# start of Material provided
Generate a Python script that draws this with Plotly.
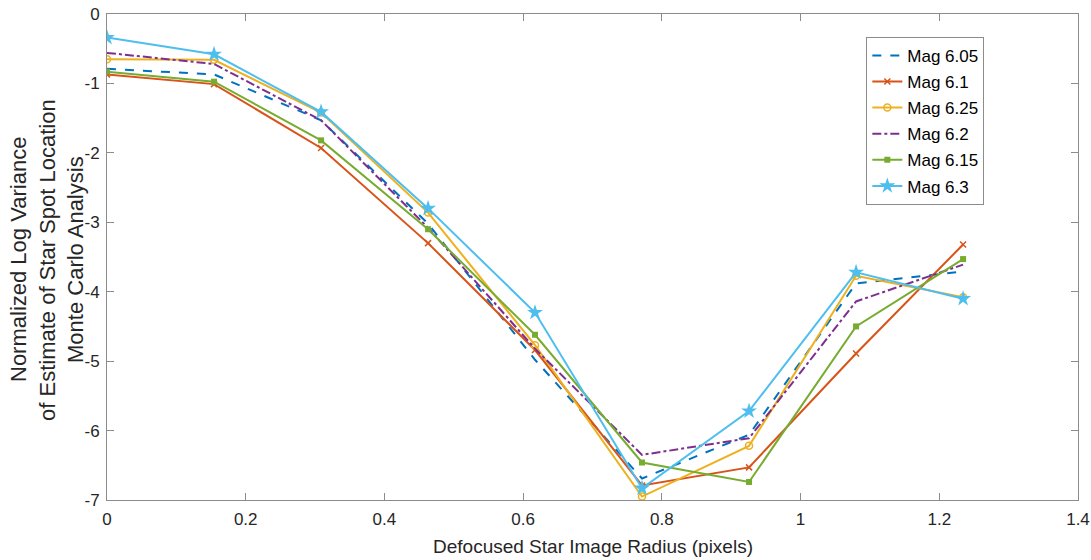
import plotly.graph_objects as go

x_vals = [0.0, 0.1543, 0.3086, 0.4629, 0.6171, 0.7714, 0.9257, 1.08, 1.2343]

mag_605 = [-0.79, -0.87, -1.53, -3.02, -4.98, -6.69, -6.06, -3.88, -3.71]
mag_610 = [-0.87, -1.01, -1.93, -3.30, -4.84, -6.79, -6.53, -4.89, -3.32]
mag_625 = [-0.65, -0.66, -1.42, -2.86, -4.77, -6.95, -6.22, -3.77, -4.08]
mag_620 = [-0.56, -0.72, -1.53, -3.08, -4.82, -6.35, -6.11, -4.14, -3.61]
mag_615 = [-0.83, -0.975, -1.82, -3.10, -4.62, -6.46, -6.74, -4.50, -3.53]
mag_630 = [-0.34, -0.58, -1.41, -2.80, -4.30, -6.83, -5.72, -3.72, -4.10]

names = ["Mag 6.05", "Mag 6.1", "Mag 6.25", "Mag 6.2", "Mag 6.15", "Mag 6.3"]

x_ticks = [0, 0.2, 0.4, 0.6, 0.8, 1, 1.2, 1.4]
x_ticktext = ["0", "0.2", "0.4", "0.6", "0.8", "1", "1.2", "1.4"]
y_ticks = [0, -1, -2, -3, -4, -5, -6, -7]
y_ticktext = ["0", "-1", "-2", "-3", "-4", "-5", "-6", "-7"]

x_title = "Defocused Star Image Radius (pixels)"
y_title_lines = ["Normalized Log Variance", "of Estimate of Star Spot Location", "Monte Carlo Analysis"]

fig = go.Figure()
fig.add_trace(go.Scatter(x=x_vals, y=mag_605, name=names[0], legendgroup="g0", mode="lines",
                         line=dict(color="#0072BD", width=2, dash="dash")))
fig.add_trace(go.Scatter(x=x_vals, y=mag_610, name=names[1], legendgroup="g1", mode="lines+markers",
                         line=dict(color="#D95319", width=2),
                         marker=dict(symbol="x-thin", size=6, line=dict(color="#D95319", width=1.5))))
fig.add_trace(go.Scatter(x=x_vals, y=mag_625, name=names[2], legendgroup="g2", mode="lines+markers",
                         line=dict(color="#EDB120", width=2),
                         marker=dict(symbol="circle-open", size=7, line=dict(color="#EDB120", width=1.5))))
fig.add_trace(go.Scatter(x=x_vals, y=mag_620, name=names[3], legendgroup="g3", mode="lines",
                         line=dict(color="#7E2F8E", width=2, dash="dashdot")))
fig.add_trace(go.Scatter(x=x_vals, y=mag_615, name=names[4], legendgroup="g4", mode="lines+markers",
                         line=dict(color="#77AC30", width=2),
                         marker=dict(symbol="square", size=6, color="#77AC30")))
fig.add_trace(go.Scatter(x=x_vals, y=mag_630, name=names[5], legendgroup="g5", mode="lines+markers",
                         line=dict(color="#4DBEEE", width=2),
                         marker=dict(symbol="star", size=12, color="#4DBEEE")))

axis_common = dict(
    showgrid=False, zeroline=False, showline=True, linecolor="#8c8c8c", linewidth=1,
    mirror="ticks", ticks="inside", ticklen=7, tickcolor="#8c8c8c", automargin=False,
    tickfont=dict(family="Liberation Sans, Arial", size=17, color="#262626"),
)

annotations = [
    dict(text=x_title, xref="paper", yref="paper", x=0.5, y=0, xanchor="center",
         yanchor="middle", yshift=-46, showarrow=False,
         font=dict(size=19, color="#262626")),
]
for line_text, shift in zip(y_title_lines, [-89, -60, -32]):
    annotations.append(dict(text=line_text, xref="paper", yref="paper", x=0, y=0.5,
                            xanchor="center", yanchor="middle", xshift=shift, yshift=-3,
                            textangle=-90, showarrow=False,
                            font=dict(size=22, color="#262626")))

fig.update_layout(
    width=1091, height=560,
    margin=dict(l=107, r=13, t=14, b=60),
    paper_bgcolor="white", plot_bgcolor="white",
    font=dict(family="Liberation Sans, Arial", color="#262626"),
    xaxis=dict(range=[0, 1.4], tickvals=x_ticks, ticktext=x_ticktext, ticklabelstandoff=4,
               **axis_common),
    yaxis=dict(range=[-7, 0], tickvals=y_ticks, ticktext=y_ticktext, ticklabelstandoff=3,
               **axis_common),
    legend=dict(x=0.782, y=0.953, xanchor="left", yanchor="top",
                bgcolor="white", bordercolor="#8c8c8c", borderwidth=1,
                font=dict(size=17, color="#000000"), tracegroupgap=1,
                itemwidth=30),
    annotations=annotations,
    showlegend=True,
)

fig.write_html("out.html")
# end of Material provided
Exercise instructions:
Would you reproduce the lines above, from the very first through the line containing "Estimate of Star", exactly and without the pictures?

Result for this task:
Generate a Python script that draws this with Plotly.
import plotly.graph_objects as go

x_vals = [0.0, 0.1543, 0.3086, 0.4629, 0.6171, 0.7714, 0.9257, 1.08, 1.2343]

mag_605 = [-0.79, -0.87, -1.53, -3.02, -4.98, -6.69, -6.06, -3.88, -3.71]
mag_610 = [-0.87, -1.01, -1.93, -3.30, -4.84, -6.79, -6.53, -4.89, -3.32]
mag_625 = [-0.65, -0.66, -1.42, -2.86, -4.77, -6.95, -6.22, -3.77, -4.08]
mag_620 = [-0.56, -0.72, -1.53, -3.08, -4.82, -6.35, -6.11, -4.14, -3.61]
mag_615 = [-0.83, -0.975, -1.82, -3.10, -4.62, -6.46, -6.74, -4.50, -3.53]
mag_630 = [-0.34, -0.58, -1.41, -2.80, -4.30, -6.83, -5.72, -3.72, -4.10]

names = ["Mag 6.05", "Mag 6.1", "Mag 6.25", "Mag 6.2", "Mag 6.15", "Mag 6.3"]

x_ticks = [0, 0.2, 0.4, 0.6, 0.8, 1, 1.2, 1.4]
x_ticktext = ["0", "0.2", "0.4", "0.6", "0.8", "1", "1.2", "1.4"]
y_ticks = [0, -1, -2, -3, -4, -5, -6, -7]
y_ticktext = ["0", "-1", "-2", "-3", "-4", "-5", "-6", "-7"]

x_title = "Defocused Star Image Radius (pixels)"
y_title_lines = ["Normalized Log Variance", "of Estimate of Star Spot Location", "Monte Carlo Analysis"]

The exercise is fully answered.